Henry Hughes started this program in 2009 when he was the Director of Education at the Birmingham Botanical Gardens. Originally it was called Centennial Trees, and the idea of the program was to collect native seeds and grow them back to where the parent tree was. In the last 10 years, Hughes has planted about 5,000 seeds in the metro area.
“We selected all of these from what we believe are original trees descended from Birmingham’s forests. So they belong here as if the seeds fell off the tree and just grew,” Hughes said.

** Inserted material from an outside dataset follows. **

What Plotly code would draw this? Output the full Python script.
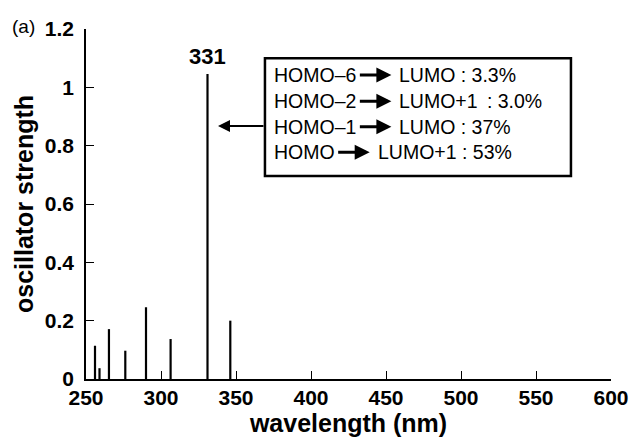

Three of the major invasive plants that Thomas removed were Mimosa, Kudzu and Chinese Privet. According to Thomas, all of them were brought to Birmingham with the purpose of improving the landscape, but in the end have displaced all the native plants in the forests.
“All the landscape plants that are around your homes, that’s what ends up in these riparian zones. And then they populate extremely rapidly, they displace all the native plants and then you end up with an ecosystem of invasive, non-native vegetation,” Thomas said.
Hughes said all the trees that were planted Saturday are river species and are appropriate for where they planted them. Some of the types of trees are Water Hickory, Shagbark Hickory, Tupelo Tree and Willow Oak.
“We have to be really careful about what species we’re planting, we have to be careful about where each plant goes and what we’re trying to do is increase the diversity of the forest,” Hughes said.
The results of these annual plantings is a revival of many native plants in Birmingham forests and on the Lakeshore Greenway.
“One thing that happens immediately after the treatment is that you get a resurgence of native plants. One of them that’s coming back is called Giant Ragweed. We really don’t want it, but you get everything. You get all the native stuff back,” Thomas said. “Then the butterflies come back, and all of the pollinators and insects come back because all the wildflowers come back.”
Dobbins said she hopes these efforts will continue for another ten years.
“Hopefully we will continue this partnership for a while,” Dobbins said. “I would bet that we’ve got at least a good ten-year run, and then we might reevaluate and see if there’s a better focal point.”